A single run of lines is to be printed exactly: starting at the line with "Write the matplotlib code for this chart." and ending at the line with "times = pd.date_range(start, periods=168, freq='2min')", both included. Leave the pictures out.

* * * *

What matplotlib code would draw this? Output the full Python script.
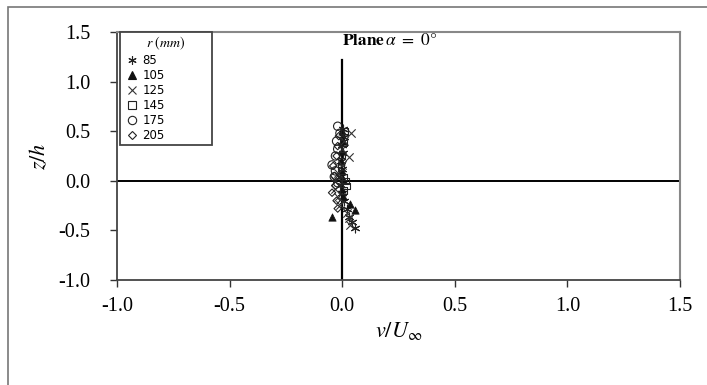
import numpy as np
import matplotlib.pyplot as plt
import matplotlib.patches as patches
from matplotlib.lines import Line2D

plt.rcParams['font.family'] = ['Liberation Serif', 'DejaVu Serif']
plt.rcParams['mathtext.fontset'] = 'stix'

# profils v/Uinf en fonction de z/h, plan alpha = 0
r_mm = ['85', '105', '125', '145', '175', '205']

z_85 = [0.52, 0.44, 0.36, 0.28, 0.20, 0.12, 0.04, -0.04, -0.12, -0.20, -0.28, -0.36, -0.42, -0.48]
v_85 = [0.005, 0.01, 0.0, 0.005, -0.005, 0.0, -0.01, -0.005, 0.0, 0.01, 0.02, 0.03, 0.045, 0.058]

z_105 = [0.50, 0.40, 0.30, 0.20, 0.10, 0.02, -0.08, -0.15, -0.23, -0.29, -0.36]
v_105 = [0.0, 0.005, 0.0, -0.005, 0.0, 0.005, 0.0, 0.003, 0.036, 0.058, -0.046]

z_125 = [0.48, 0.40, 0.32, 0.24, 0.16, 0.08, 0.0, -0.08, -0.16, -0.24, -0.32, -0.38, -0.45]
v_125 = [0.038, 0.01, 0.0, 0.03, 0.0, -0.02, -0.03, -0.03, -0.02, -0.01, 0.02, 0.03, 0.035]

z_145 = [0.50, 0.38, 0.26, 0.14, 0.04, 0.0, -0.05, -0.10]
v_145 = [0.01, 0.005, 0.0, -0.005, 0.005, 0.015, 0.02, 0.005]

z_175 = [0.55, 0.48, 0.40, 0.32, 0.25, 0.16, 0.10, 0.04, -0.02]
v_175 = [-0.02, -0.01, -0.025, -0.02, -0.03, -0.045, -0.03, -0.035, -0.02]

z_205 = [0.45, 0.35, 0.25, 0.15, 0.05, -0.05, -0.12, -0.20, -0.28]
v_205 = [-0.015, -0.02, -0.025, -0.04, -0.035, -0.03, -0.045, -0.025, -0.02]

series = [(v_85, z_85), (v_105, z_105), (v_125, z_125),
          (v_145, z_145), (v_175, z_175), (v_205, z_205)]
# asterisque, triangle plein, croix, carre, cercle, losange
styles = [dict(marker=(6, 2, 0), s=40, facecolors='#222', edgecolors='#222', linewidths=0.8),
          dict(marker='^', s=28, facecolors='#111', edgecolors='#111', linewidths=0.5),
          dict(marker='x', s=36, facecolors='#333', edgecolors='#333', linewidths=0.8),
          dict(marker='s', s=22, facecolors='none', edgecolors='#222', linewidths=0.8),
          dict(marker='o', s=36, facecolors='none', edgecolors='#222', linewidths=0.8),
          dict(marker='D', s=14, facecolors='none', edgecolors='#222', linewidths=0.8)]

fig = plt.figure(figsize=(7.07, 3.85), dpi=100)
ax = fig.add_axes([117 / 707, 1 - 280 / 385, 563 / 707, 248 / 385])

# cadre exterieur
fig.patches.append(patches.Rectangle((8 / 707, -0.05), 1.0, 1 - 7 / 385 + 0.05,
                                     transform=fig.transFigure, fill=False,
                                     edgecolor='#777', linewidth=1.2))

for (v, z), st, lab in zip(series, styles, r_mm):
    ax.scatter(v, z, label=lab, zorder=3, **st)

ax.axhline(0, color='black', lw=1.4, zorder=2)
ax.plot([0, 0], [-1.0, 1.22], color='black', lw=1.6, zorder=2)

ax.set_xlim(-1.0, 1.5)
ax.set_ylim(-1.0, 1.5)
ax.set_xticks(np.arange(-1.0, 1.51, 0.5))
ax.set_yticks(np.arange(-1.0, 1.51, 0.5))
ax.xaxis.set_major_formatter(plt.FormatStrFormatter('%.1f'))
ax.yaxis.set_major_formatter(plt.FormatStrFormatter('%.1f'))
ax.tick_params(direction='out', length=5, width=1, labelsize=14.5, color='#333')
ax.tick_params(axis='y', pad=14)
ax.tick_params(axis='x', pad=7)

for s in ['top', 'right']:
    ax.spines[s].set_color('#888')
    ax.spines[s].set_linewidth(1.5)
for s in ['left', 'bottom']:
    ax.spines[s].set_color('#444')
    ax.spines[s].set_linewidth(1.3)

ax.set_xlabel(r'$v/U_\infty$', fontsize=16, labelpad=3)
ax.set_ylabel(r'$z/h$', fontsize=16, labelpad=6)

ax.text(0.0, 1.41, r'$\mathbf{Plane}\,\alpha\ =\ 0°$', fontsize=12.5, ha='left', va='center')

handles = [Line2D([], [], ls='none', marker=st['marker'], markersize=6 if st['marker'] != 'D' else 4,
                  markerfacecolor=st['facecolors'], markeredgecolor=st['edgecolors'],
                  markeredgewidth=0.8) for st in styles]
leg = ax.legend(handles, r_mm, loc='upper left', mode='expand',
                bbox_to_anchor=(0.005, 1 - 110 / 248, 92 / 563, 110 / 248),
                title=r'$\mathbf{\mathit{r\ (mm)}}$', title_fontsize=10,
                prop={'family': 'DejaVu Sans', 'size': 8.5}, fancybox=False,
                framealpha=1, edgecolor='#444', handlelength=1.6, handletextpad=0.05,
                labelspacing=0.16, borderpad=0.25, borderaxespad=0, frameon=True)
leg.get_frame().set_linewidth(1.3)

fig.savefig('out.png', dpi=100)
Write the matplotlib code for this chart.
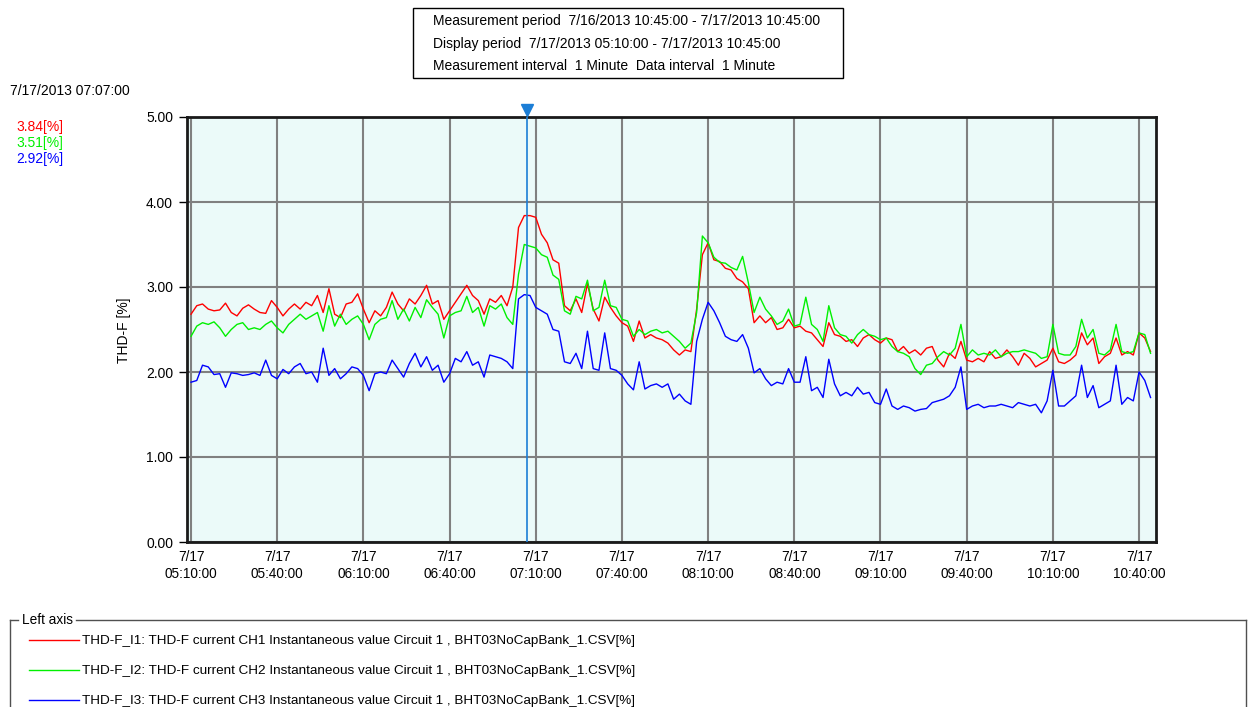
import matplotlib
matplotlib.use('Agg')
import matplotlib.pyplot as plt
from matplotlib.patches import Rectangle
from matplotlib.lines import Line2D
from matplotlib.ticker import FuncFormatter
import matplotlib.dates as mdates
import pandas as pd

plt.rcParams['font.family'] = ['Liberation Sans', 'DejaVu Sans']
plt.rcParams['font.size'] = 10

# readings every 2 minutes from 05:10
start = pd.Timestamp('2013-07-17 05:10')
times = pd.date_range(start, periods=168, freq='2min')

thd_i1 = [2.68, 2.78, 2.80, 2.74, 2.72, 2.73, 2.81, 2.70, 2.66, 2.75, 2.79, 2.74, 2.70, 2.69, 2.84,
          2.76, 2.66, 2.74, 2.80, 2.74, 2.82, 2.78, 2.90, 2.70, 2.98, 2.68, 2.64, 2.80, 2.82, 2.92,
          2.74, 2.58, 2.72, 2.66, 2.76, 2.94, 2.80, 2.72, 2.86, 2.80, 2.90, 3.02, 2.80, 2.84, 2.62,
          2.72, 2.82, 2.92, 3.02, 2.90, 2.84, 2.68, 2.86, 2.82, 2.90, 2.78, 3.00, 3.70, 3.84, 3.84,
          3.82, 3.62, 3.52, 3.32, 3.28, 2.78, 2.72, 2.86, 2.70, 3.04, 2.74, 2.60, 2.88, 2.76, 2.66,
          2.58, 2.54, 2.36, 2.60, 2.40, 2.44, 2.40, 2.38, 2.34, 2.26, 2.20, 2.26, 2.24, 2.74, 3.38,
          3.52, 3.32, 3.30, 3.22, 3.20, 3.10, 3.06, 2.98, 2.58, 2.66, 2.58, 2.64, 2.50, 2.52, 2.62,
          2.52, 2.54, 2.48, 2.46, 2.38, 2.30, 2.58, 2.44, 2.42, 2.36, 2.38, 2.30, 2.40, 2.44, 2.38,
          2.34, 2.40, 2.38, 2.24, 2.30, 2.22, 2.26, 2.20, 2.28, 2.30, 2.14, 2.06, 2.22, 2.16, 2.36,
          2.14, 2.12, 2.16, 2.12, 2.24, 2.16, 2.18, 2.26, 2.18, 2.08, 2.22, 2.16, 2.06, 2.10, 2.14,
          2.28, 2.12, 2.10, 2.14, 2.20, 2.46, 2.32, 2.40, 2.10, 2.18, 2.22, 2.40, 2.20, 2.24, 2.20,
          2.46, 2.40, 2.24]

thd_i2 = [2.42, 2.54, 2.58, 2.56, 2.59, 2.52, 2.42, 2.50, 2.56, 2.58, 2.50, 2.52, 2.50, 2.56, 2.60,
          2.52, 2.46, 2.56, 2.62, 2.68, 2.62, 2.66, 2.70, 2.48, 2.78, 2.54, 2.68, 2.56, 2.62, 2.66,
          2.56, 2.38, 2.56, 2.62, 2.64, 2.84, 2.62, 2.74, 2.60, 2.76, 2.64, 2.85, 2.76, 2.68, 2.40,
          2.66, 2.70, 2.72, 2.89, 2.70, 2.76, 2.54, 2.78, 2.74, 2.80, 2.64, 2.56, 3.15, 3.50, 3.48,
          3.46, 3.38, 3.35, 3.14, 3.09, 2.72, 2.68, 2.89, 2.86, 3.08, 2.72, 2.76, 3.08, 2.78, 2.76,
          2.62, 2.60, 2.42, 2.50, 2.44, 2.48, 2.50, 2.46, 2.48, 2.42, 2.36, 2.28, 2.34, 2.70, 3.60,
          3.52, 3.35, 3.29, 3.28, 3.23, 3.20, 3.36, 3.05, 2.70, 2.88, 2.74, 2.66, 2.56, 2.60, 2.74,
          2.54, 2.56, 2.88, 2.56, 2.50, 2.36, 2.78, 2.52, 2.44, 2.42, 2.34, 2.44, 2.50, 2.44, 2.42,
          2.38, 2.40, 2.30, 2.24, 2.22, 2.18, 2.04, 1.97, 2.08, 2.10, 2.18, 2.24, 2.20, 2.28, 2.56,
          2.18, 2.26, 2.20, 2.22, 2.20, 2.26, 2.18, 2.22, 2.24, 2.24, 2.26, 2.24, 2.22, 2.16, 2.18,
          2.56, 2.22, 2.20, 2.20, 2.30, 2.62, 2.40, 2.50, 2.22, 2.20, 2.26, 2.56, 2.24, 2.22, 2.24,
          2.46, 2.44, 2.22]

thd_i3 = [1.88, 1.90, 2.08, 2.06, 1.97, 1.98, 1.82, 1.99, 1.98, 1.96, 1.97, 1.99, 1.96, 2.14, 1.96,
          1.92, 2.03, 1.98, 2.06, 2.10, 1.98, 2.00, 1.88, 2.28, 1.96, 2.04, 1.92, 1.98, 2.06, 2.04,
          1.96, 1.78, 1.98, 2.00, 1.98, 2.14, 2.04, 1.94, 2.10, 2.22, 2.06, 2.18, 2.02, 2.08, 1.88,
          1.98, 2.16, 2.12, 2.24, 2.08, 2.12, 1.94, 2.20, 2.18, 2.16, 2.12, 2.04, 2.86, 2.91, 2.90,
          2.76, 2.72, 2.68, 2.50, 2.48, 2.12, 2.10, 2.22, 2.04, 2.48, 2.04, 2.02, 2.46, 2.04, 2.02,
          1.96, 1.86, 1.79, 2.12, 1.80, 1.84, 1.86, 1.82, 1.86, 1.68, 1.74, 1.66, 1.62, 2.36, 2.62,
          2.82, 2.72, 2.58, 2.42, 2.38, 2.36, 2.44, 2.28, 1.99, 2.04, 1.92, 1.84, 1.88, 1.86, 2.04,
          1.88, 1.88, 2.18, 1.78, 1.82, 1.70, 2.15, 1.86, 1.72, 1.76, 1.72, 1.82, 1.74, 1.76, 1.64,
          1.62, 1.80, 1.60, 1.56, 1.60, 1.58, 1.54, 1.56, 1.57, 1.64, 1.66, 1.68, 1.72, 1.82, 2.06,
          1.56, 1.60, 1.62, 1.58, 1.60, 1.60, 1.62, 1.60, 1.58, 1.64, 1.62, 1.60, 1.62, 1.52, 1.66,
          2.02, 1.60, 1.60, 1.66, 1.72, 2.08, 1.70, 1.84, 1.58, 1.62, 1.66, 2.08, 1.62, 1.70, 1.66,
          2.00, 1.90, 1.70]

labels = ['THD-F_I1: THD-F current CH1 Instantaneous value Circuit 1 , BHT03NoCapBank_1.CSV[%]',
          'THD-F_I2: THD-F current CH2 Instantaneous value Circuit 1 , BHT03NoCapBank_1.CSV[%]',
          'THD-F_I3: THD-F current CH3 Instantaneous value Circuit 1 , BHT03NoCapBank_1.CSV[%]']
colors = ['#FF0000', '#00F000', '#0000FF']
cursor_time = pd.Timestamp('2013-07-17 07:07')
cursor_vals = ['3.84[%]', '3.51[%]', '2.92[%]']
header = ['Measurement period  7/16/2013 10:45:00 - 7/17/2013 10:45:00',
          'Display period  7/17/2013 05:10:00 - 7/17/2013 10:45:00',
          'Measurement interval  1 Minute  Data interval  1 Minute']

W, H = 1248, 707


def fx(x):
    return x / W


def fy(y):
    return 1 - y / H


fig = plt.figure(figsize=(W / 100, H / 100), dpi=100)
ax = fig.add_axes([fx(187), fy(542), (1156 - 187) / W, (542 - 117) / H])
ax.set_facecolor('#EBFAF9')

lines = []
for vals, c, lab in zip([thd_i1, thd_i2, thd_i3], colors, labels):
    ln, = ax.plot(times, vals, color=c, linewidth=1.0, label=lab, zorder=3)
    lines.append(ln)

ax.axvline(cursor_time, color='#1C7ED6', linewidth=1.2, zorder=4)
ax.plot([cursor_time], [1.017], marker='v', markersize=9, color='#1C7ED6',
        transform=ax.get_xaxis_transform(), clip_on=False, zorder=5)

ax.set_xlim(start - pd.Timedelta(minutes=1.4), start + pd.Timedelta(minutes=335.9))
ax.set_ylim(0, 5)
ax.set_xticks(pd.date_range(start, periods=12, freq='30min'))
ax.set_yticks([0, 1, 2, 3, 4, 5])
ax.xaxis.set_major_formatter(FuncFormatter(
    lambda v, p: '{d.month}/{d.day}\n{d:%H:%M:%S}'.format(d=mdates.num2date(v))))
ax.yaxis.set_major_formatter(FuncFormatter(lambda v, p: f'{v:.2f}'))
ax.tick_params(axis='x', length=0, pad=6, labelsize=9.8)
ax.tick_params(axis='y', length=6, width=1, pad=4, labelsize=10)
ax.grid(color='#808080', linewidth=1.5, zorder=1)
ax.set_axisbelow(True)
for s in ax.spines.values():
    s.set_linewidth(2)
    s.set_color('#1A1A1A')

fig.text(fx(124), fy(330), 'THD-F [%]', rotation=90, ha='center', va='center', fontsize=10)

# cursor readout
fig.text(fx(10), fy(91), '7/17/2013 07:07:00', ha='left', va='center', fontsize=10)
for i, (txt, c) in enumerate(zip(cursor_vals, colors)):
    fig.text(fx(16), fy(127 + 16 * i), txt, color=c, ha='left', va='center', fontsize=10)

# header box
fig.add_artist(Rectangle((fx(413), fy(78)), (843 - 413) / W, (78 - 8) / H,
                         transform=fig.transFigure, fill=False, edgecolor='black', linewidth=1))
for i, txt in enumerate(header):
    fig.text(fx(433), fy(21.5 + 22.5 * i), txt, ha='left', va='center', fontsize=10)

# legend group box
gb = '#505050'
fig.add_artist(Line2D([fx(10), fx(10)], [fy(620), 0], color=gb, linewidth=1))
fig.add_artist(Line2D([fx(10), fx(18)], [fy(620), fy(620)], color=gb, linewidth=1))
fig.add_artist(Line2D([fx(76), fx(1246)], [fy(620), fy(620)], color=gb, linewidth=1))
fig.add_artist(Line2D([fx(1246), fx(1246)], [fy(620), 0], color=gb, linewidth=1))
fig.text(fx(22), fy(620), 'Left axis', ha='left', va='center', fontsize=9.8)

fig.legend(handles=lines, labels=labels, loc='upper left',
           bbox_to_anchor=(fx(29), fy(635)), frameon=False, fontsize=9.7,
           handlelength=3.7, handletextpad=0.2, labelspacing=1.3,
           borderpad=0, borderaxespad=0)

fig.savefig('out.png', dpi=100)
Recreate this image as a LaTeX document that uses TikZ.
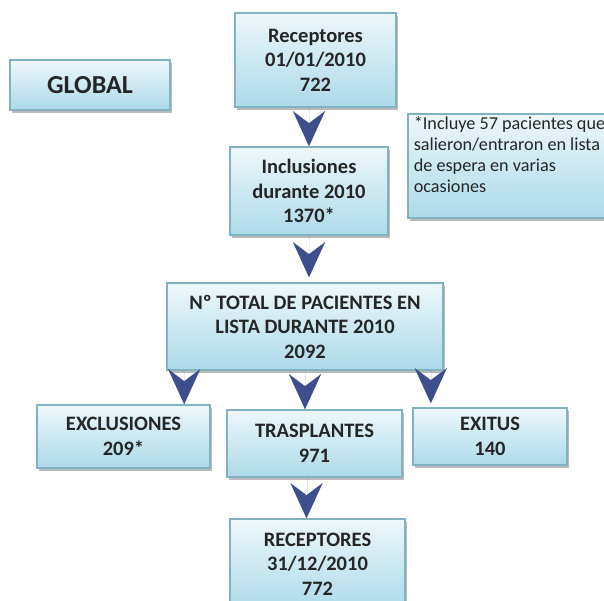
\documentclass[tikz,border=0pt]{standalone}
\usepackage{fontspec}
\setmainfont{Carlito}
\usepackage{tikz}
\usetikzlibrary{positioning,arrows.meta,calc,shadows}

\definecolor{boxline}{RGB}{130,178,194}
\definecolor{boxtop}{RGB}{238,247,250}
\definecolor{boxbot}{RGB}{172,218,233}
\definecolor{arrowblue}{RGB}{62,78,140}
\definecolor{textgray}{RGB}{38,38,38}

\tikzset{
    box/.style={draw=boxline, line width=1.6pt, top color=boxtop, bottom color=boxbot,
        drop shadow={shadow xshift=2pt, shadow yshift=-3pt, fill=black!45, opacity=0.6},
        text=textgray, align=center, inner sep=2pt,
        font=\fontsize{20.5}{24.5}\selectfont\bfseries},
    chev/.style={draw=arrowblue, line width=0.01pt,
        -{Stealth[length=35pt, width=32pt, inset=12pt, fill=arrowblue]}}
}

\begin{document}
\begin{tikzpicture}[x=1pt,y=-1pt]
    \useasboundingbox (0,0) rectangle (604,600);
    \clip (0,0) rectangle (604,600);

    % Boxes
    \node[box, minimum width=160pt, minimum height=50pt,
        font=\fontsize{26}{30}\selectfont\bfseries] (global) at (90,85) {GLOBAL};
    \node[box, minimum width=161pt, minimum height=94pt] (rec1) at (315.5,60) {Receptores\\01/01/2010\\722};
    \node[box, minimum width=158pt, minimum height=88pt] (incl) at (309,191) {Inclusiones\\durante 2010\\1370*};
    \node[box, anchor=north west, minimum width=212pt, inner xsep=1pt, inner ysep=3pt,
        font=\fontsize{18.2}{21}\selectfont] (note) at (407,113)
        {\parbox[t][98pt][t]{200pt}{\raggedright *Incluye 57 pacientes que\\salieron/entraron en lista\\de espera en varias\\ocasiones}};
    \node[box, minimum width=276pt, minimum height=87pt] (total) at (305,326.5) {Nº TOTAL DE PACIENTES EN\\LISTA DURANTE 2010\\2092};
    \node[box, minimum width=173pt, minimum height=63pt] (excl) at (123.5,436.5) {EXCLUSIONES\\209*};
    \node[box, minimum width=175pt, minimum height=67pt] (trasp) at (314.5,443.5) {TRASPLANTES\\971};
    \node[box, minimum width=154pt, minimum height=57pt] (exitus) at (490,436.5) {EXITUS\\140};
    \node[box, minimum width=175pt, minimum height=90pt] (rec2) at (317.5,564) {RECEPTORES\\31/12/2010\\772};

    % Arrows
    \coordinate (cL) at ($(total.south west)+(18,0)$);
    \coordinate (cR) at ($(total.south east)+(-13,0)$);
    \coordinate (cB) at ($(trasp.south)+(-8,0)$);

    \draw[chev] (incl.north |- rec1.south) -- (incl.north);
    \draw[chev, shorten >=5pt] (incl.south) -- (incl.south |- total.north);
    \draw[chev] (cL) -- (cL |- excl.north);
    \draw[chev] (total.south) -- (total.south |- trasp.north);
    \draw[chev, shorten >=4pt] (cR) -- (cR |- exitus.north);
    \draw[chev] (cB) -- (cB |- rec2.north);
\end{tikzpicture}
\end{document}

* * * *

Output below:
Write the matplotlib code for this chart.
import matplotlib
matplotlib.use('Agg')
import matplotlib.pyplot as plt
from matplotlib.patches import Rectangle
from matplotlib.lines import Line2D
from matplotlib.ticker import FuncFormatter
import matplotlib.dates as mdates
import pandas as pd

plt.rcParams['font.family'] = ['Liberation Sans', 'DejaVu Sans']
plt.rcParams['font.size'] = 10

# readings every 2 minutes from 05:10
start = pd.Timestamp('2013-07-17 05:10')
times = pd.date_range(start, periods=168, freq='2min')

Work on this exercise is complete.